Extragalactic neutrino emission induced by Supermassive and Stellar Mass Black Hole mergers

TL;DR

This paper explores how mergers of supermassive and stellar-mass black holes could produce the high-energy neutrinos detected by IceCube, analyzing merger rates and energy transfer efficiencies.

Contribution

It provides estimates of black hole merger rates and energy transfer fractions necessary for these events to account for the observed neutrino flux.

Findings

SMBBH merger rate between 10^{-7} and 10^{-5} Gpc^{-3} yr^{-1}

Energy transfer to neutrinos during mergers between 10^{-6} and 3×10^{-4}

Stellar-mass BBH merger rate around 10-100 Gpc^{-3} yr^{-1}

Abstract

The recent detections of binary stellar mass black hole mergers by the LIGO and Virgo Collaborations suggest that such mergers are common occurrences.
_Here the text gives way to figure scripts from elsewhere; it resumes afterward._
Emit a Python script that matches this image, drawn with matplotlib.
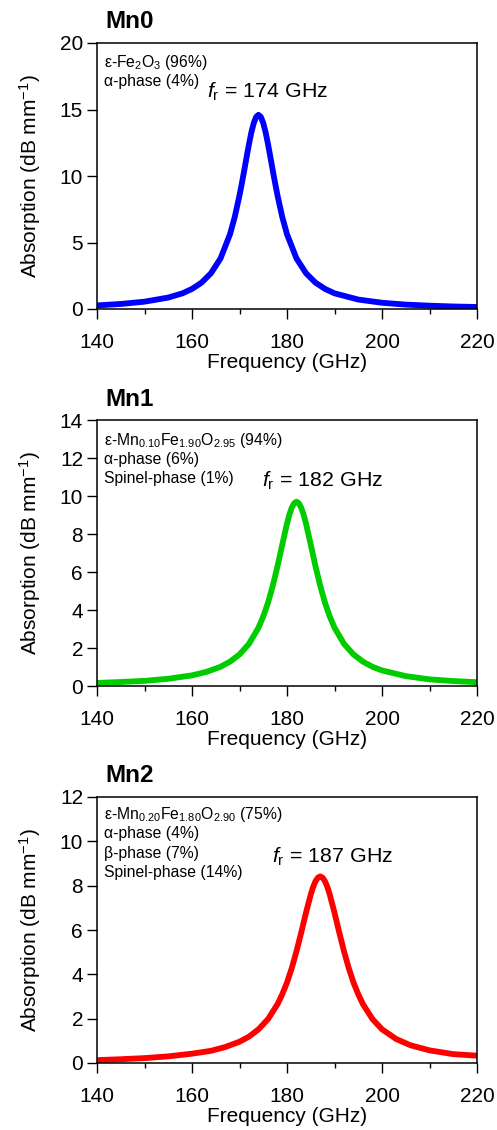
import matplotlib
matplotlib.use("Agg")
import matplotlib.pyplot as plt
from matplotlib.ticker import MultipleLocator

plt.rcParams["font.family"] = ["Liberation Sans", "DejaVu Sans"]
plt.rcParams["mathtext.fontset"] = "custom"
plt.rcParams["mathtext.rm"] = "Liberation Sans"
plt.rcParams["mathtext.it"] = "Liberation Sans:italic"
plt.rcParams["mathtext.bf"] = "Liberation Sans:bold"

# ── Data ─────────────────────────────────────────────────────────────────────
freq_mn0 = [140, 145, 150, 155, 158, 160, 162, 164, 166, 168, 169, 170, 170.5,
            171, 171.5, 172, 172.5, 173, 173.5, 174, 174.5, 175, 175.5, 176,
            176.5, 177, 177.5, 178, 179, 180, 182, 184, 186, 188, 190, 195,
            200, 205, 210, 215, 220]
abs_mn0 = [0.27, 0.38, 0.55, 0.86, 1.18, 1.51, 1.98, 2.69, 3.80, 5.62, 6.92,
           8.54, 9.46, 10.43, 11.43, 12.40, 13.28, 13.98, 14.44, 14.6, 14.44,
           13.98, 13.28, 12.40, 11.43, 10.43, 9.46, 8.54, 6.92, 5.62, 3.80,
           2.69, 1.98, 1.51, 1.18, 0.71, 0.47, 0.33, 0.25, 0.19, 0.15]

freq_mn1 = [140, 145, 150, 155, 160, 163, 166, 168, 170, 172, 174, 175, 176,
            177, 178, 179, 180, 180.5, 181, 181.5, 182, 182.5, 183, 183.5, 184,
            185, 186, 187, 188, 189, 190, 192, 194, 196, 198, 200, 205, 210,
            215, 220]
abs_mn1 = [0.16, 0.21, 0.27, 0.38, 0.56, 0.74, 1.01, 1.28, 1.66, 2.22, 3.07,
           3.66, 4.38, 5.27, 6.30, 7.44, 8.55, 9.02, 9.38, 9.62, 9.70, 9.62,
           9.38, 9.02, 8.55, 7.44, 6.30, 5.27, 4.38, 3.66, 3.07, 2.22, 1.66,
           1.28, 1.01, 0.82, 0.52, 0.35, 0.26, 0.20]

freq_mn2 = [140, 145, 150, 155, 160, 164, 167, 170, 172, 174, 176, 178, 179,
            180, 181, 182, 183, 184, 185, 185.5, 186, 186.5, 187, 187.5, 188,
            188.5, 189, 190, 191, 192, 193, 194, 195, 196, 198, 200, 203, 206,
            210, 215, 220]
abs_mn2 = [0.13, 0.17, 0.22, 0.30, 0.42, 0.55, 0.72, 0.96, 1.19, 1.52, 1.98,
           2.65, 3.10, 3.63, 4.28, 5.04, 5.89, 6.78, 7.60, 7.94, 8.20, 8.36,
           8.42, 8.36, 8.20, 7.94, 7.60, 6.78, 5.89, 5.04, 4.28, 3.63, 3.10,
           2.65, 1.98, 1.52, 1.08, 0.80, 0.57, 0.40, 0.33]

titles = ["Mn0", "Mn1", "Mn2"]
ymax = [20, 14, 12]
ystep = [5, 2, 2]
colors = ["#0000FF", "#00CC00", "#FF0000"]
phase_lines = [
    [r"ε-Fe$_\mathregular{2}$O$_\mathregular{3}$ (96%)", "α-phase (4%)"],
    [r"ε-Mn$_\mathregular{0.10}$Fe$_\mathregular{1.90}$O$_\mathregular{2.95}$ (94%)",
     "α-phase (6%)", "Spinel-phase (1%)"],
    [r"ε-Mn$_\mathregular{0.20}$Fe$_\mathregular{1.80}$O$_\mathregular{2.90}$ (75%)",
     "α-phase (4%)", "β-phase (7%)", "Spinel-phase (14%)"],
]
fr_labels = [r"$f_\mathregular{r}$ = 174 GHz", r"$f_\mathregular{r}$ = 182 GHz",
             r"$f_\mathregular{r}$ = 187 GHz"]

# ── Layout (figure fractions) ────────────────────────────────────────────────
W, H = 497, 1130
axes_px = [(43, 309), (420, 686), (797, 1063)]     # top, bottom
title_y = [21, 400, 775]
phase_y = [[0.925, 0.857], [0.922, 0.850, 0.779], [0.933, 0.862, 0.786, 0.715]]
fr_pos = [(0.29, 0.816), (0.434, 0.771), (0.46, 0.774)]

fig = plt.figure(figsize=(W / 100, H / 100), dpi=100)
series = [(freq_mn0, abs_mn0), (freq_mn1, abs_mn1), (freq_mn2, abs_mn2)]

for i, (fx, ay) in enumerate(series):
    top, bot = axes_px[i]
    ax = fig.add_axes([97 / W, 1 - bot / H, 380 / W, (bot - top) / H])
    ax.plot(fx, ay, color=colors[i], linewidth=4.2, solid_joinstyle="round")
    ax.set_xlim(140, 220)
    ax.set_ylim(0, ymax[i])
    ax.xaxis.set_major_locator(MultipleLocator(20))
    ax.xaxis.set_minor_locator(MultipleLocator(10))
    ax.yaxis.set_major_locator(MultipleLocator(ystep[i]))
    ax.tick_params(axis="both", which="major", direction="out", length=7,
                   width=1, labelsize=15)
    ax.tick_params(axis="x", which="major", pad=10)
    ax.tick_params(axis="y", which="major", pad=3)
    ax.tick_params(axis="x", which="minor", direction="out", length=3.5, width=1)
    for s in ax.spines.values():
        s.set_linewidth(1.1)
    ax.set_xlabel("Frequency (GHz)", fontsize=15, labelpad=1)
    ax.set_ylabel(r"Absorption (dB mm$^{\mathregular{-1}}$)", fontsize=15, labelpad=12)

    for line, yy in zip(phase_lines[i], phase_y[i]):
        ax.text(0.018, yy, line, transform=ax.transAxes, fontsize=11.3,
                va="center", ha="left")
    ax.text(fr_pos[i][0], fr_pos[i][1], fr_labels[i], transform=ax.transAxes,
            fontsize=15.4, va="center", ha="left")

    fig.text(105 / W, 1 - title_y[i] / H, titles[i], fontsize=17.5,
             fontweight="bold", va="center", ha="left")

fig.savefig("out.png", dpi=100)
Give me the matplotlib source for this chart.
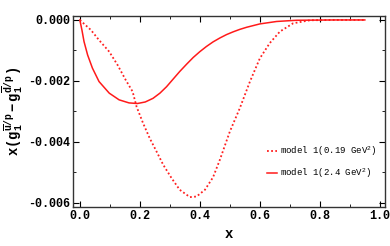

Galaxy mergers further indicate that supermassive black holes in centers of galaxies also merge and are typically expected to have had at least one merger in their lifetime, possibly many. In the presence of a jet, these mergers are almost always accompanied by a change of the jet direction and a connected jet precession motion, leading to interactions of the jet with ambient matter and producing very high-energy particles, and consequently high-energy gamma-rays and neutrinos. In this work, we investigate the possibility under which conditions such mergers could be the sources of the diffuse astrophysical neutrino flux measured by the IceCube Neutrino Observatory. The main free parameters in the calculation concern the frequency of the mergers and the fraction of energy that is transferred from the gravitationally released energy to neutrinos. We show that the merger rate for SMBBHs must lie between $\sim 10^{-7}$ and $10^{-5}$ Gpc$^{-3}$ yr$^{-1}$. The ratio of energy going to neutrinos during such mergers lies then between $\sim 10^{-6} - 3\cdot 10^{-4}$. For stellar mass BBH mergers, the rate needs to be $\sim 10-100$ Gpc$^{-3}$ yr$^{-1}$ and the expected ratio of neutrino to gravitational wave energy lies in a comparable range as for SMBBHs, $\sim 2 \cdot 10^{-5} - 10^{-3}$. These values lie in a reasonable parameter range, so that the production of neutrinos at the level of the detected neutrino flux is a realistic possibility.